In the case of server clusters something called “quorum” comes into play.

Imagine you have 5 servers in a cluster. Say server 4 is the active server and it goes offline. Immediately, the other servers detect this and one of them becomes the new active server. But what if server 4 isn’t offline, it’s just disconnected from the rest of the group. Now we’ll have server 4 continuing to be active, but the other servers can’t see this, and so one of these too becomes the active server – resulting in two active servers! To prevent such scenarios you have the concept of quorum – a term you might have heard of in other contexts, such as decision making groups. A quorum is the minimum number of people required to make a decision. Say a group of 10 people are deciding something, one could stipulate that at least 6 members must be present during the decision making process else the group is not allowed to decide. A similar concept applies in the case of clusters.

In its simplest form you designate one resource (a server or a disk) as the quorum and whichever cluster contains that resource sets itself as the active cluster while the other clusters deactivate themselves. This resource also holds the cluster database, which is a database containing the state of the cluster and its nodes, and is accessed by all the nodes. In the example above, initially all 5 servers are connected and can see the quorum, so the cluster is active and one of the servers in it is active. When the split happens and server 4 (the currently active server) is separated, it can no longer see the quorum and so disables the cluster (which is just itself really) and stops being the active server. The other 4 servers can still see the quorum, so they continue being active and set a new server as the active one.

In this simple form the quorum is really like a token you hold. If your cluster holds the token it’s active; if it does not you disband (deactivate the cluster).

This simple form of quorum is usually fine, but does not scale to when you have clusters across sites. Moreover, the quorum resource is a single point of failure. Say that resource is the one that’s disconnected or offline – now no one has the quorum, and worse, the cluster database is lost. For this reason the simple form of quorum is not used nowadays. (This mode of quorum is called “Disk Only” by the way).

There are three alternatives to the Disk Only mode of quorum.

One mode is called “Node Majority” and as the name suggests it is based on majority. Here each node has a copy of the cluster database (so there’s no single point of failure) and whichever cluster has more than half the nodes of the cluster wins. So in the previous example, say the cluster of 5 servers splits into one of 3 and 2 servers each – since the first cluster has more than half of the nodes, that wins. (In practice a voting takes place to decide this. Each node has a vote. So cluster one has 1+1+1 = 3 votes; cluster two has 1+1 = 2 votes. Cluster one wins).

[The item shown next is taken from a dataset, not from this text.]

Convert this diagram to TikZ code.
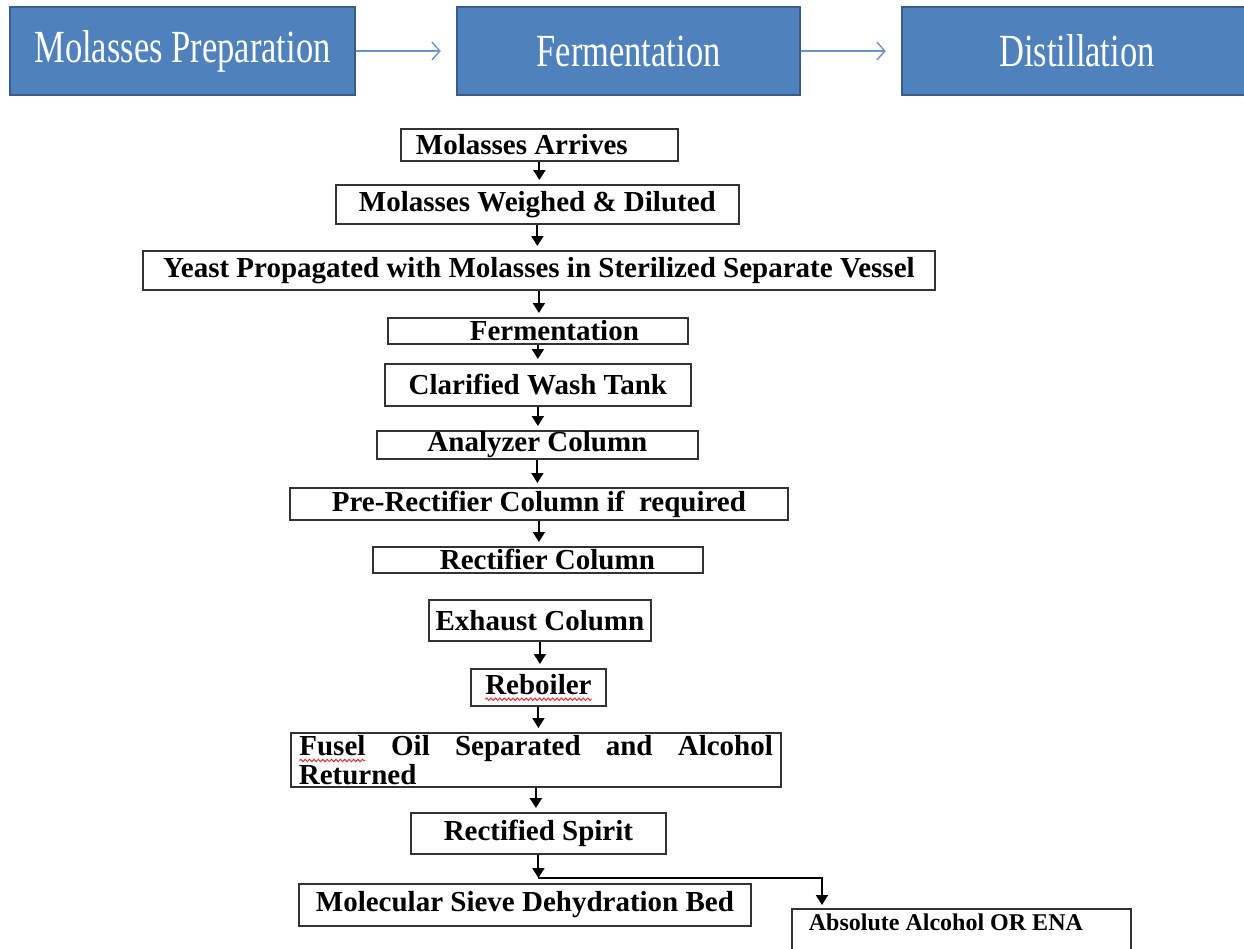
\documentclass[tikz,border=0pt]{standalone}
\usepackage{fontspec}
\setmainfont{Liberation Serif}
\newfontfamily\phasefont[FakeStretch=0.75]{Liberation Serif}
\usepackage{xcolor}
\usepackage{tikz}
\usetikzlibrary{positioning,arrows.meta,calc,decorations.pathmorphing}
\definecolor{phasefill}{HTML}{4F81BD}
\definecolor{phaseedge}{HTML}{385D8A}
\definecolor{phaseline}{HTML}{6C94CA}
\definecolor{stageedge}{HTML}{333333}
\definecolor{spellred}{HTML}{E03030}
\tikzset{
  phase/.style={rectangle, draw=phaseedge, fill=phasefill, line width=1.2pt, text=white, font=\phasefont\fontsize{23}{27}\selectfont, minimum height=44pt, inner sep=2pt},
  phaseflow/.style={-{Straight Barb[length=4pt, width=9pt]}, line width=0.7pt, color=phaseline, shorten >=7.5pt},
  stage/.style={rectangle, draw=stageedge, fill=white, line width=0.9pt, anchor=north west, inner xsep=2pt, inner ysep=0pt, font=\bfseries\fontsize{14.5}{15}\selectfont},
  flow/.style={-{Triangle[length=5pt, width=6pt]}, line width=0.95pt, color=black, shorten >=2pt}
}
% red wavy underline of the spell checker
\newcommand{\spellmark}[1]{\tikz[baseline=(sw.base)]{\node[inner sep=0pt, outer sep=0pt, minimum width=0pt, minimum height=0pt, text width={}, draw=none, fill=none, anchor=base] (sw) {#1};
  \draw[spellred, line width=0.5pt, decorate, decoration={snake, amplitude=0.6pt, segment length=2.2pt}] ([yshift=-2.6pt]sw.base west) -- ([yshift=-2.6pt]sw.base east);}}

\begin{document}
\begin{tikzpicture}[x=0.5pt, y=-0.5pt]
\path[use as bounding box, fill=white] (0,0) rectangle (1244,949);
% the three phases
\node[phase, minimum width=172.5pt] (prep) at (182.5,51) {Molasses Preparation};
\node[phase, minimum width=171.5pt] (fermph) at (628.5,51) {Fermentation};
\node[phase, minimum width=175pt] (distph) at (1077,51) {Distillation};
\draw[phaseflow] (prep) -- (fermph);
\draw[phaseflow] (fermph) -- (distph);
% process steps
\node[stage, text width=123.5pt, inner xsep=7.5pt, align=flush left, minimum height=16pt] (arrive) at (400,128) {Molasses Arrives};
\node[stage, minimum width=201.5pt, minimum height=19.5pt] (weigh) at (335,184) {Molasses Weighed \& Diluted};
\node[stage, minimum width=396pt, minimum height=19.5pt] (yeast) at (142,250) {Yeast Propagated with Molasses in Sterilized Separate Vessel};
\node[stage, text width=101pt, inner xsep=24.5pt, align=flush right, minimum height=13pt] (ferment) at (387,317) {Fermentation};
\node[stage, minimum width=153pt, minimum height=21pt] (wash) at (384,363) {Clarified Wash Tank};
\node[stage, minimum width=160.5pt, minimum height=14pt] (analyzer) at (376,430) {Analyzer Column};
\node[stage, minimum width=249pt, minimum height=16pt] (prerect) at (289,487) {Pre-Rectifier Column if\ \ required};
\node[stage, text width=117pt, inner xsep=24pt, align=flush right, minimum height=13pt] (rectifier) at (372,546) {Rectifier Column};
\node[stage, minimum width=111pt, minimum height=20.5pt] (exhaust) at (428,599) {Exhaust Column};
\node[stage, minimum width=67.5pt, minimum height=18.5pt] (reboiler) at (470,668) {\spellmark{Reboiler}};
\node[stage, text width=237pt, inner xsep=4pt, align=justify, minimum height=27pt, font=\bfseries\fontsize{14.5}{13.5}\selectfont] (fusel) at (290,732) {\spellmark{Fusel} Oil Separated and Alcohol\linebreak Returned};
\node[stage, minimum width=127.5pt, minimum height=20.5pt] (spirit) at (410,812) {Rectified Spirit};
\node[stage, minimum width=226pt, minimum height=21pt] (sieve) at (298,883) {Molecular Sieve Dehydration Bed};
\node[stage, text width=152.5pt, inner xsep=8.5pt, align=flush left, text height=11pt, text depth=14pt, font=\bfseries\fontsize{12}{14}\selectfont] (absolute) at (791,908) {Absolute Alcohol OR ENA};
% connectors
\draw[flow] (arrive.south) -- (arrive.south |- weigh.north);
\draw[flow] (weigh.south) -- (weigh.south |- yeast.north);
\draw[flow] (yeast.south) -- (yeast.south |- ferment.north);
\draw[flow] (ferment.south) -- (ferment.south |- wash.north);
\draw[flow] (wash.south) -- (wash.south |- analyzer.north);
\draw[flow] (analyzer.south) -- (analyzer.south |- prerect.north);
\draw[flow] (prerect.south) -- (prerect.south |- rectifier.north);
\draw[flow] (exhaust.south) -- (exhaust.south |- reboiler.north);
\draw[flow] (reboiler.south) -- (reboiler.south |- fusel.north);
\draw[flow] (fusel.south) -- (fusel.south |- spirit.north);
\coordinate (split) at ($(spirit.south |- sieve.north)+(0pt,2.5pt)$);
\draw[flow, shorten >=0pt] (spirit.south) -- (split);
\draw[flow, shorten >=1.5pt] (split) -| ($(absolute.north west)+(15.5pt,0pt)$);
\end{tikzpicture}
\end{document}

Quorums based on majority have a disadvantage in that if the number of nodes are even then you have a tie. That is, if the above example were a 6 node cluster and it split into two clusters of 3 nodes each, both clusters will deactivate as neither have more than half the nodes (i.e. neither have the quorum). You need a tie breaker!

It is worth noting that the effect of quorum extends to the number of servers that can fail in a cluster. Say we have a 3 node cluster. For the cluster to be valid, it must have at least 2 servers. If one server fails, the cluster still has 2 servers so it will function as usual. But if one more server fails – or these two servers are disconnected from each other – the remaining cluster does not have quorum (there’s only 1 node, which is less than more than half the nodes) and so the cluster stops and the servers deactivate. This means even though we have one server still running, and intuitively one would expect that server to continue servicing requests (as it would have in the case of an NLB cluster), it does not do so in the case of a server cluster due to quorum! This is important to remember.

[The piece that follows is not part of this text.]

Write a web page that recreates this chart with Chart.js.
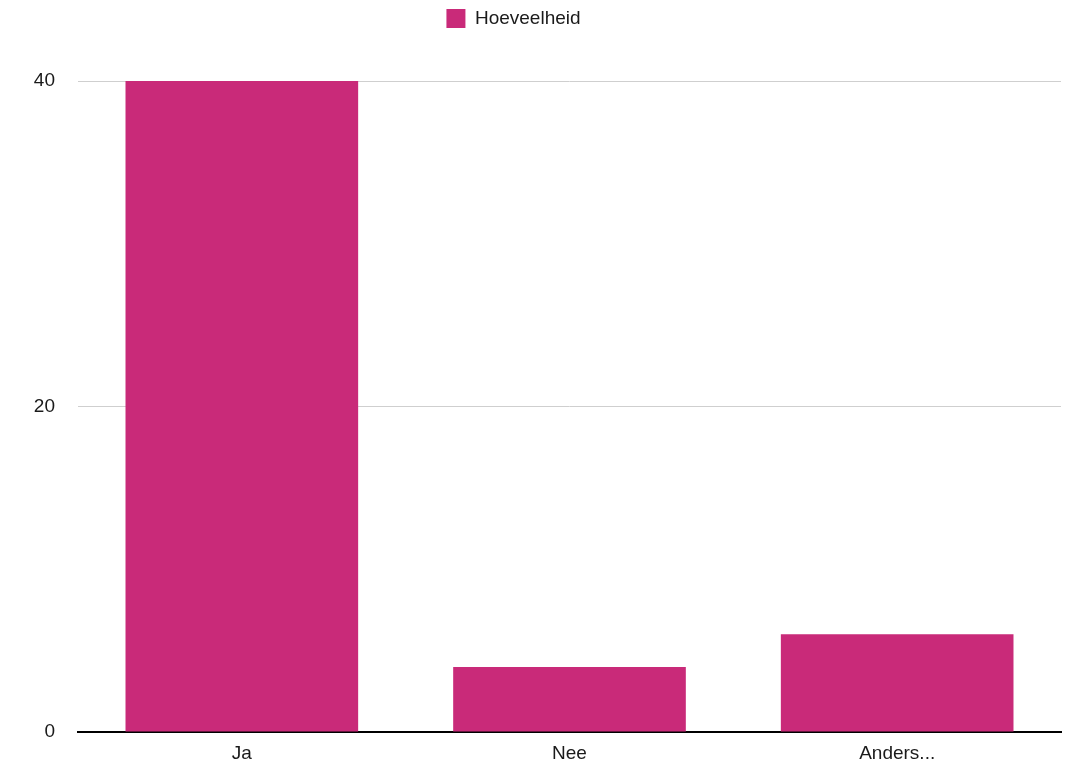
<!DOCTYPE html>
<html>
<head>
<meta charset="utf-8">
<script src="https://cdn.jsdelivr.net/npm/chart.js@4"></script>
<style>
  html, body { margin: 0; padding: 0; background: #fff; }
  #wrap { width: 1065px; height: 767px; }
</style>
</head>
<body>
<div id="wrap"><canvas id="grafico"></canvas></div>
<script>
// categorieën en waarden
var categories = ['Ja', 'Nee', 'Anders...'];
var hoeveelheid = [40, 4, 6];
var yTicks = [0, 20, 40];

var lettertype = { family: 'Liberation Sans, Arial, sans-serif', size: 19 };

var ctx = document.querySelector('#grafico').getContext('2d');
var chart = new Chart(ctx, {
    type: 'bar',
    data: {
        labels: categories,
        datasets: [{
            label: 'Hoeveelheid',
            backgroundColor: '#C92A79',
            borderWidth: 0,
            data: hoeveelheid,
            categoryPercentage: 1,
            barPercentage: 0.71
        }]
    },
    plugins: [{
        // legenda iets naar links schuiven, zoals in het origineel
        id: 'shiftLegend',
        afterLayout: function (c) {
            c.legend.left -= 17;
            c.legend.right -= 17;
        }
    }],
    options: {
        responsive: true,
        maintainAspectRatio: false,
        animation: false,
        layout: { padding: { left: 0, right: 4, top: 0, bottom: 0 } },
        plugins: {
            legend: {
                position: 'top',
                labels: {
                    boxWidth: 19,
                    boxHeight: 19,
                    padding: 9,
                    color: '#1a1a1a',
                    font: lettertype
                }
            },
            tooltip: { enabled: false }
        },
        scales: {
            x: {
                grid: { display: false },
                border: { display: true, color: '#000', width: 2 },
                ticks: {
                    color: '#1a1a1a',
                    padding: 2,
                    font: lettertype
                },
                afterFit: function (s) { s.height = 35; }
            },
            y: {
                min: 0,
                max: 40,
                afterBuildTicks: function (s) {
                    s.ticks = yTicks.map(function (v) { return { value: v }; });
                },
                grid: { color: '#cfcfcf', drawTicks: false },
                border: { display: false },
                ticks: {
                    color: '#1a1a1a',
                    padding: 23,
                    font: lettertype
                },
                afterFit: function (s) { s.width = 78; }
            }
        }
    }
});

// hoogte legenda vastzetten zodat de grafiek bij y=81 begint
var origFit = chart.legend.fit;
chart.legend.fit = function () {
    origFit.call(this);
    this.height = 81;
};
chart.update();
</script>
</body>
</html>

Another mode is called “Node & Disk Majority” and as the name suggests it is a mix of the “Node Majority” and “Disk Only” modes. This mode is for clusters with an even number of modes (where, as we know, “Node Majority” fails) and the way it works is that the cluster with more than half the nodes and which also contains the resource (a disk, usually called a “disk witness”) designated as quorum is the active one. Essentially the disk witness essentially acts as the tie breaker. (In practice the disk witness has an extra vote. So a cluster with 6 nodes will still require more than 3 nodes to consider it active and so if it splits into 3 nodes each, when it comes to voting one of the clusters will have (3+1=) 4 votes and hence win quorum).

In “Node & Disk Majority” mode, unlike the “Disk Only” mode the cluster database is present with all the nodes and so it is not a single point of failure either.

The last mode is called “Node & File Share Majority” and this is a variant of the “Node Majority” mode. This mode too is for clusters with an even number of nodes, and it works similar to “Node & Disk Majority” except for the fact that instead of a resource a file share is used. A file share (called a “file witness” in this case) is selected on any server – not necessarily a part of the cluster – and one node in the cluster locks a file on this share, effectively telling others that it “owns” the file share. So instead of using a resource as a tie breaker, ownership of the file share is used as the tie breaker. (As in the “Node & Disk Majority” mode the node that owns the file share has an additional vote as it owns the file share). Using the previous examples, if a cluster with 6 nodes splits into 3 nodes each, whichever cluster has the node owning the file share will win quorum while the other cluster will deactivate. If the cluster with 6 nodes splits into clusters of 4 and 2 nodes each, and say the 2 node cluster owns the file share, it will still lose as more than half the nodes are in the 4 node cluster (in terms of votes the winning cluster has 4 votes, the losing cluster has 3 votes). When the cluster deactivates, the current owner will release the lock and a node in the new cluster will take ownership.

An advantage of the “Node & File Share Majority” mode is that the file share can be anywhere – even on another cluster (preferably). The file share can also be on a node in the cluster, but that’s not preferred as if the node fails you lose two votes (that of being the file share owner as well as the node itself).

Here are some good links that contain more information (Windows specific):

At work we have two HP LeftHand boxes in a SAN cluster. The only quorum mode used by this is is the “Node Majority” one, which as we know fails for an even number of nodes, and so HP supplies a virtual appliance called “Failover Manager” that is installed on the ESX hosts and is used as the tie breaker. If the Failover Manager is powered off and both LeftHands are powered on together, suppose both devices happen to come on at the same time a cluster is not formed as neither has the quorum. To avoid such situations the Failover Manager has to be present when they power on, or we have to time the powering on such that one of the LeftHands is online before the other.